The Kalam God Who Doesn’t Do Kalam Things
A respectful critique of William Lane Craig’s framework
I owe William Lane Craig an enormous intellectual debt, and I want to say that up front before I say anything else. His revival of the Kalam cosmological argument gave an entire generation of Christian thinkers the philosophical tools to stand in any room and defend the rationality of theism. His debates with Hitchens, Krauss, Carroll, and Harris set a standard for rigorous public engagement that most apologists still haven’t matched.

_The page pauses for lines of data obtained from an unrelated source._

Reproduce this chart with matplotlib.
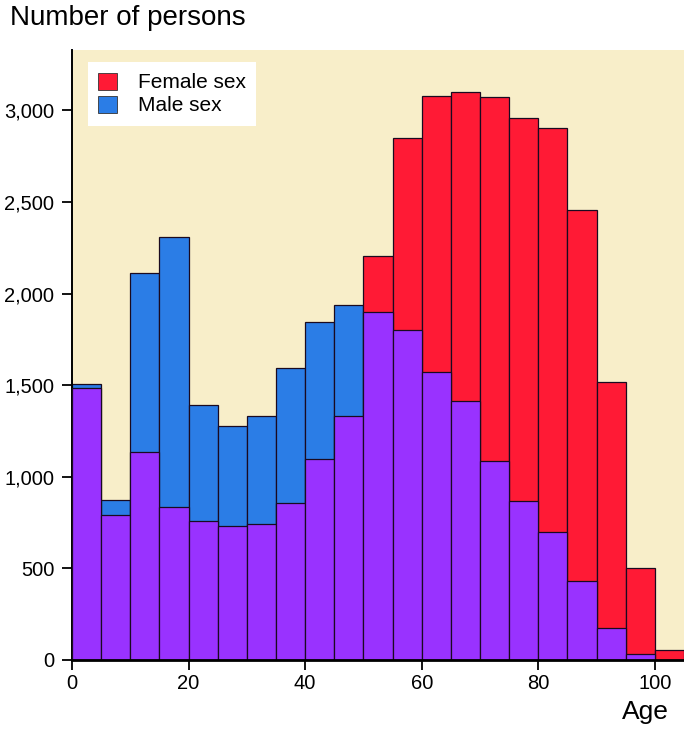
import numpy as np
import matplotlib
matplotlib.use('Agg')
from matplotlib import pyplot as plt
from matplotlib.patches import Patch
from matplotlib.ticker import FuncFormatter

# 5-year age bins, counts
age_edges = list(range(0, 105, 5))
female = [1485, 793, 1138, 833, 760, 729, 744, 858, 1098, 1333, 2205,
          2849, 3077, 3100, 3075, 2960, 2906, 2456, 1517, 504, 52]
male = [1507, 875, 2111, 2309, 1393, 1276, 1331, 1596, 1845, 1938, 1902,
        1799, 1571, 1416, 1086, 868, 697, 433, 174, 31, 0]
y_ticks = [0, 500, 1000, 1500, 2000, 2500, 3000]
x_ticks = [0, 20, 40, 60, 80, 100]

RED = '#ff1a35'
BLUE = '#2b7de6'
PURPLE = '#9932ff'
BG = '#f8eec9'

plt.rcParams['font.family'] = ['Liberation Sans', 'DejaVu Sans']

fig = plt.figure(figsize=(6.84, 7.30), dpi=100)
ax = fig.add_axes([0.1053, 0.0959, 0.8947, 0.8356])
ax.set_facecolor(BG)

f = np.array(female)
m = np.array(male)
top = np.maximum(f, m)
low = np.minimum(f, m)
top_col = [RED if a > b else BLUE for a, b in zip(f, m)]

# taller series in its own colour, the overlap in purple on top
ax.bar(age_edges, top, width=5, align='edge', color=top_col,
       edgecolor='#1a0a20', linewidth=0.9, zorder=2)
ax.bar(age_edges, low, width=5, align='edge', color=PURPLE,
       edgecolor='#1a0a20', linewidth=0.9, zorder=3)

ax.set_xlim(0, 105)
ax.set_ylim(0, 3330)
ax.set_xticks(x_ticks)
ax.set_yticks(y_ticks)
ax.yaxis.set_major_formatter(FuncFormatter(lambda v, p: f'{int(v):,}'))
ax.tick_params(axis='both', direction='out', length=7.2, width=1.3,
               labelsize=14.5, colors='black')
ax.tick_params(axis='x', pad=3)
ax.tick_params(axis='y', pad=5.5)

for s in ['top', 'right']:
    ax.spines[s].set_visible(False)
ax.spines['left'].set_linewidth(1.4)
ax.spines['bottom'].set_linewidth(2.0)
ax.spines['bottom'].set_zorder(5)

handles = [Patch(facecolor=RED, edgecolor='#333333', linewidth=0.6, label='Female sex'),
           Patch(facecolor=BLUE, edgecolor='#333333', linewidth=0.6, label='Male sex')]
leg = ax.legend(handles=handles, loc='upper left', bbox_to_anchor=(0.026, 0.98),
                fontsize=15, frameon=True, fancybox=False, borderpad=0.5,
                handlelength=0.9, handleheight=0.9, handletextpad=1.0,
                labelspacing=0.15, borderaxespad=0)
leg.get_frame().set_facecolor('white')
leg.get_frame().set_edgecolor('none')
leg.get_frame().set_alpha(1)

fig.text(0.015, 1 - 25 / 730, 'Number of persons', fontsize=20,
         ha='left', va='baseline')
fig.text(0.978, 11 / 730, 'Age', fontsize=19, ha='right', va='baseline')

fig.savefig('out.png', dpi=100)
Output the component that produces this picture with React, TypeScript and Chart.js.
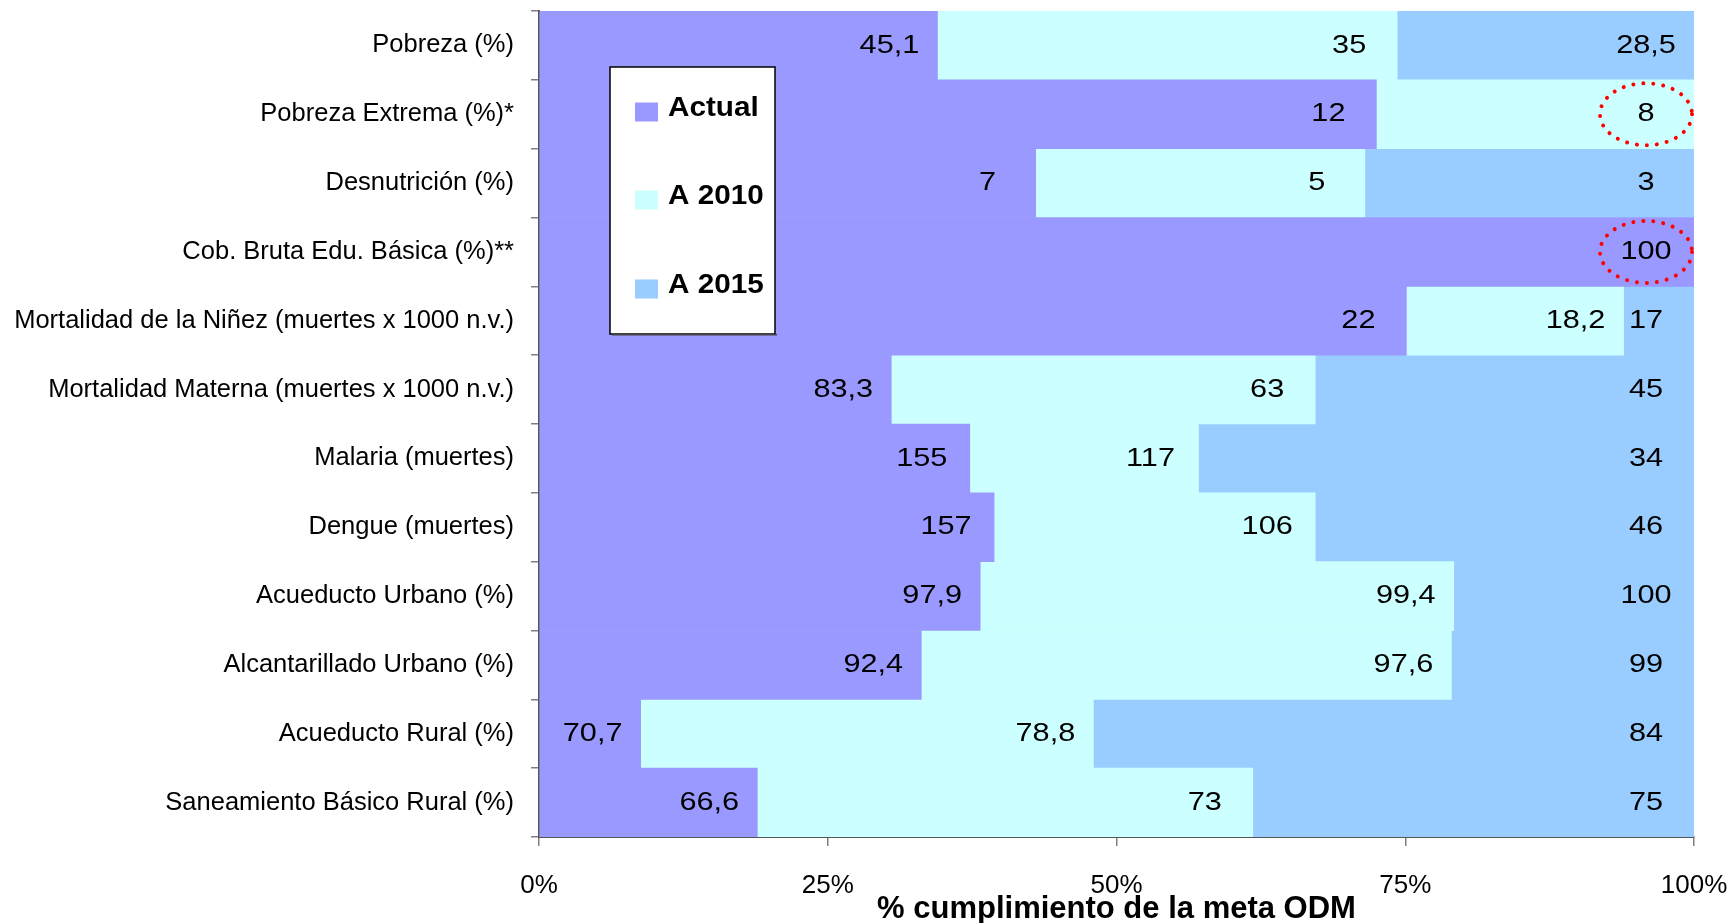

The man has two earned doctorates, a publication record that would make most philosophers jealous, and a personal graciousness that anyone who’s met him will confirm.
I’m not here to take shots at Bill Craig. I’m here to press on what I think is a structural incoherence in his position on origins, precisely because his work matters enough to warrant the scrutiny.
The Kalam argument, as Craig presents it, is elegant. Whatever begins to exist has a cause. The universe began to exist. Therefore the universe has a cause. From there, Craig derives that this cause must be transcendent, immaterial, immensely powerful, timeless, and personal. An agent who chose to create. The argument works because Craig insists on the full causal weight of that word “personal.” A mechanistic cause that exists eternally should produce an eternal effect. Only agent causation explains a temporal beginning from an eternal state.
So far, so good. This is first-rate philosophical theology, and I’ve built on it extensively in my own work.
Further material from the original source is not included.